Writing my first Security blogpost

Today’s fun emergency at work was a first - writing a security postmortem for a breach of an open source user (aka not a breach of us, which seems the norm).

You can see the final result here. The total turnaround time for this post, from deciding to write something, to having it live, was about 4 hours, including review from about 6 team members.

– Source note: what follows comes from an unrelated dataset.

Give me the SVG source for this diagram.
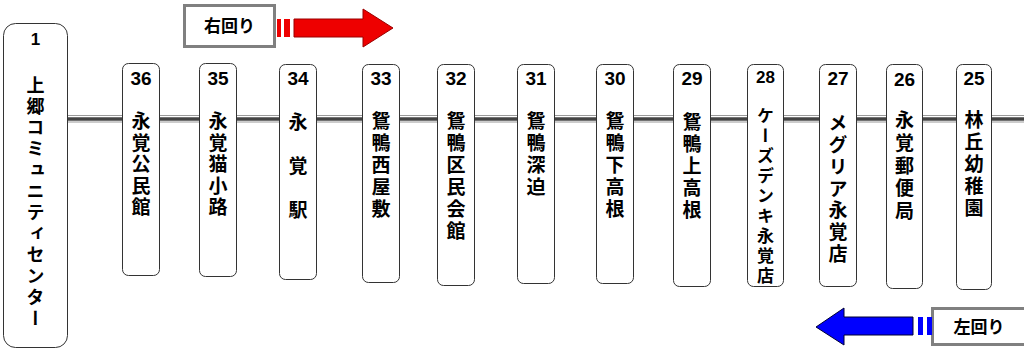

It’s not the most gripping piece of literature I’ve ever penned, but it was a muscle I exercise rarely so I figured I would share some thoughts if you should ever need to do the same.

The opening

  • I prioritized putting the bottom line up front. In the first sentence, og:description, and on social media, you learn the basic facts of the matter: “an Airbyte user self-hosting an unsecured instance had their connector credentials stolen”. This is enough for most people to get the gist. I hate when companies bury the lede - especially in our case when people were already talking about the incident in our Slack and screenshots were being shared on social media. Getting the story out in the first sentence also lets people move on with their day if that’s all the time they had to spend with us.
  • This leads me to the next point: there are multiple audiences for any security blogpost.
    • Unsophisticated people whose first animal instinct at the news of every hack is “uh oh, these guys aren’t secure”,
    • to more familiar users who would never be caught dead making the same mistakes,
    • all the way through the other side to superexpert users who have seen 100 similar mistakes, and, while individually excusable, as a whole bemoan the sorry state of security in our industry. I ordered my message for the outermost rings first, who have the least attention span, and then focused on reassuring existing users, who care about the details.
  • It was important to thread the needle of:
    • not placing the entire blame on the user
    • reassuring how seriously we take it, with proof
    • answering the jabs of our critics
    • not hard-selling our managed/hosted Cloud solution to open source users This was sometimes a tricky thing - I hesitated a lot before landing on the AWS-like messaging of Shared Responsibility (hey that media training was worth something after all!). In the end, I had one reviewer each that felt we were taking too much blame and pushing too much blame in different parts of the post, and that felt about as good as I could get.
  • A last minute review by a new hire reminded us that our transparency was one of the reasons he joined us, and I thought that sounded like a pretty good description of what we were doing, so that went up as the second sentence of the first para: “Transparency is a core value at Airbyte, so we are choosing to highlight this to our community and discuss the steps we will take to improve Airbyte’s security defaults.” - in other words, we could’ve just not said anything about this issue, but chose to bring attention to it anyway since
    • it was already being discussed by the extremely online types and
    • it might have benefit for other users who were out of the loop.

Presenting facts

A chronology with referencable links and version numbers adds credibility - nothing to hide. Giving people the facts as we would if we were talking in person helps our readers explain it to their colleagues as well.

Followups

After presenting the “what happened”, we then laid out:

  • “Action Items”: what you should do and what we will do
  • “FAQs”: our direct responses to criticisms we saw elsewhere, that readers might be thinking, that we answered directly

Part of the tricky part of Action Items is that Product/Engineering have to agree with you on what we remedial actions we are willing to commit to. This is tricky particularly if you are not really admitting fault or taking full responsibility. Security isn’t binary - particularly when discussing security of defaults - there is an unending menu of increasingly secure things we could opt to do, all with tradeoffs of eng time and open source convenience/infrastructure requirements. Fortunately our engineering team either had already planned some of these actions or were more than willing to add them onto the roadmap.

The final part of handling FAQs was broadening the thinking to proactively answer questions that hadn’t yet been asked but that you might reasonably expect to see in a post like this. Hence putting up a responsible disclosure policy, and phrasing the Airbyte Cloud question more like a cynic might.